Locate each line containing the string "this" and copy it out.

§ **Data section**:
## BEGIN
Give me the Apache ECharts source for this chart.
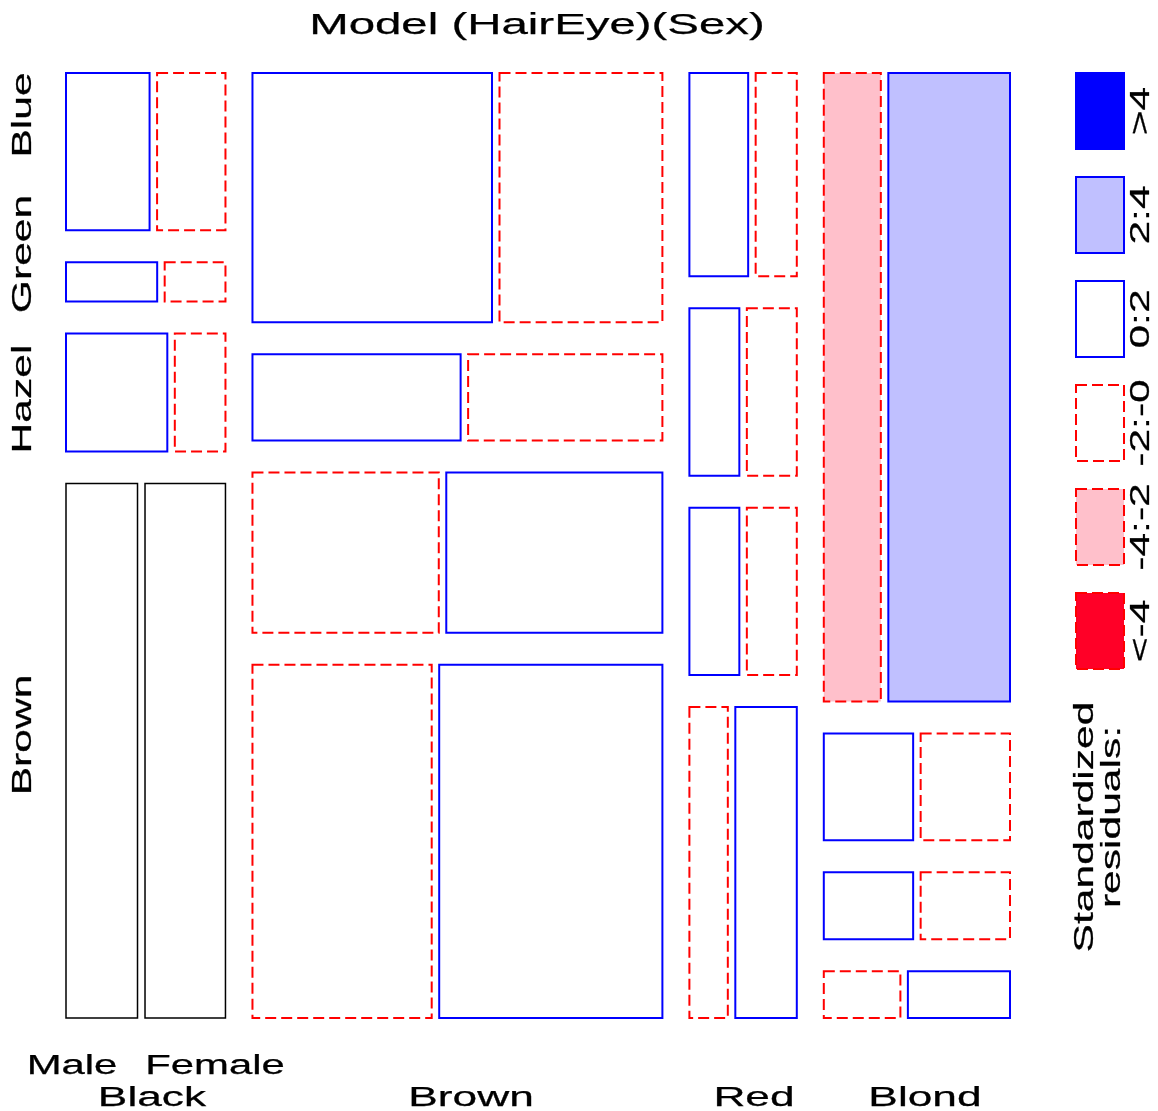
## END
## BEGIN
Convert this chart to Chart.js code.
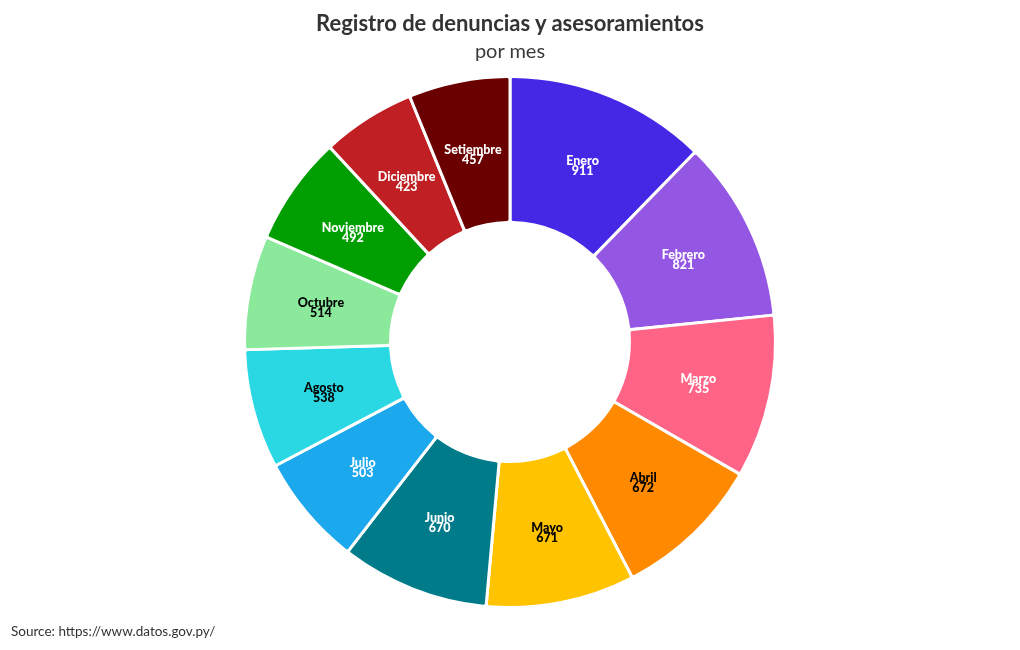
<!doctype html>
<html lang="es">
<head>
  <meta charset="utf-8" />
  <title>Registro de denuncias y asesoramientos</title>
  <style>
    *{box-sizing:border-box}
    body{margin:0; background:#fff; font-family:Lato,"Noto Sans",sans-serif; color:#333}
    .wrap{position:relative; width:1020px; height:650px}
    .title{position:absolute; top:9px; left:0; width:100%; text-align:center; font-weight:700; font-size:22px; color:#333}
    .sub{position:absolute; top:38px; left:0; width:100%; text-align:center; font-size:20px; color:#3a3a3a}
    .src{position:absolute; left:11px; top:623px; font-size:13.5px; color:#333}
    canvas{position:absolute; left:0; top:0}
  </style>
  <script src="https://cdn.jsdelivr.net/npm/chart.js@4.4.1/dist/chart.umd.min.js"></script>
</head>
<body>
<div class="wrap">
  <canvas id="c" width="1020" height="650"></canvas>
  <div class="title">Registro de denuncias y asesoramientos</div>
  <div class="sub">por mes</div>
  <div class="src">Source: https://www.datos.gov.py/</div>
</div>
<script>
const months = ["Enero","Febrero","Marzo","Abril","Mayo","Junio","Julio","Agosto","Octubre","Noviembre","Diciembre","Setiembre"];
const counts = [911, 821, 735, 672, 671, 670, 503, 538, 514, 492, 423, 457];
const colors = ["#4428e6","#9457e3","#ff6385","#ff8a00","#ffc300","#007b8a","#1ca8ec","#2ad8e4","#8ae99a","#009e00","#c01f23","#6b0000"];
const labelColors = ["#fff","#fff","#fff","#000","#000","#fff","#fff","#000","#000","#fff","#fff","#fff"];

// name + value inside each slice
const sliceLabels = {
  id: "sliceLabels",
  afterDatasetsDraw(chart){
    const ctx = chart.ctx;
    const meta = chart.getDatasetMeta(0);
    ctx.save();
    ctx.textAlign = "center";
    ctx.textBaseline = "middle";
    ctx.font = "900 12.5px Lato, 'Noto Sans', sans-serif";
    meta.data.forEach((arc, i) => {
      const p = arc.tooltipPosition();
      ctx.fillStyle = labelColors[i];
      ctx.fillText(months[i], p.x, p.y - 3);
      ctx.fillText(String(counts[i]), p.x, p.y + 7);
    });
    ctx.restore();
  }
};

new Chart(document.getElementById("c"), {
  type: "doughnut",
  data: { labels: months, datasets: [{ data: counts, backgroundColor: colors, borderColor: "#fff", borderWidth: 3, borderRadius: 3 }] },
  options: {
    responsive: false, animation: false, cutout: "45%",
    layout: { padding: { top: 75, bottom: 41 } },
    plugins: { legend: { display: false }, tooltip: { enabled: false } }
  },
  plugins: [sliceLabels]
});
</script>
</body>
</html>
## END
## BEGIN
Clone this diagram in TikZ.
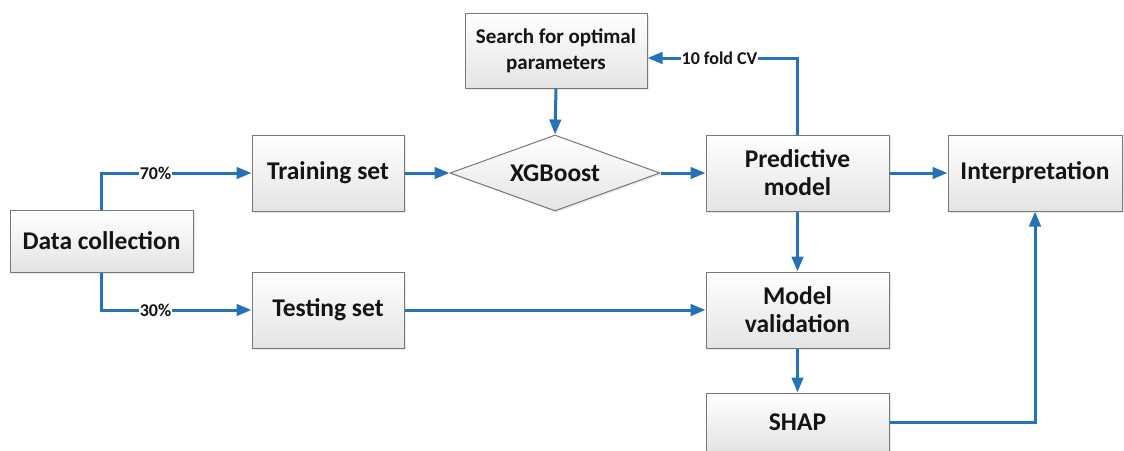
## END
§ **Reply to the task**:
Give me the Apache ECharts source for this chart.
Convert this chart to Chart.js code.
Clone this diagram in TikZ.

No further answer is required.